Image Rejection
Understanding Image Rejection
Image rejection is a fundamental challenge in superheterodyne receiver design. Without adequate image rejection, interference at the image frequency would be converted to the same IF as the desired signal, causing interference that cannot be filtered afterward.
Image Rejection Methods
- Image-reject filter: A bandpass or bandstop filter before the mixer that attenuates the image frequency. Requires adequate frequency separation (2 x IF) between desired and image.
- High IF: Using a high IF increases the separation between desired and image, making the filter easier to design. Trade-off: harder to build a narrow channel filter at high IF.
- Image-reject mixer (Hartley/Weaver): Uses two mixers with 90-degree phase shift to cancel the image response. Achieves 20-40 dB image rejection without a filter.
Frequently Asked Questions
What is image rejection?
Image rejection is the suppression of the image frequency in a superheterodyne receiver. The image is at f_LO +/- 2*f_IF from the desired signal. Without rejection, image-frequency interference converts to the same IF as the desired signal.
How much image rejection is needed?
Communications receivers typically require 60-80 dB of image rejection.
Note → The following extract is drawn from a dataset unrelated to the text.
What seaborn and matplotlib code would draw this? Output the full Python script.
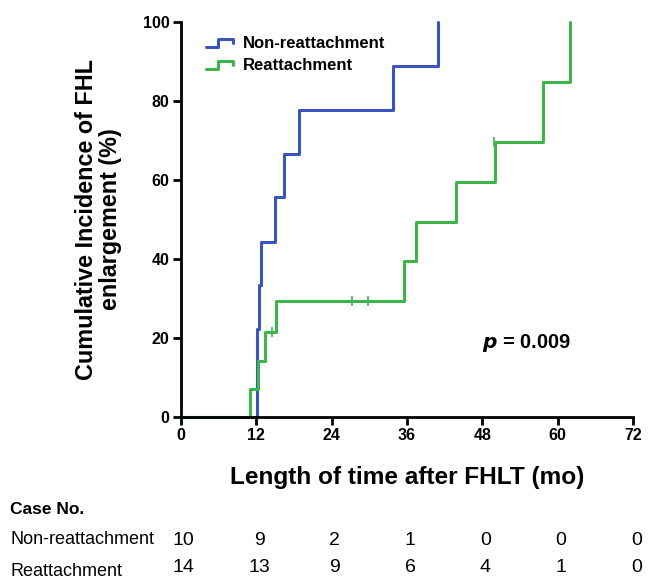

This is achieved by combining filter rejection (40-60 dB) with mixer architecture rejection (20-30 dB). Higher IF makes filtering easier but requires better IF processing.
Does zero-IF have an image problem?
Zero-IF receivers have f_IF = 0, so the image frequency equals the desired frequency. There is no traditional image problem, which is one advantage of zero-IF. However, I/Q mismatch creates a similar effect called self-image interference.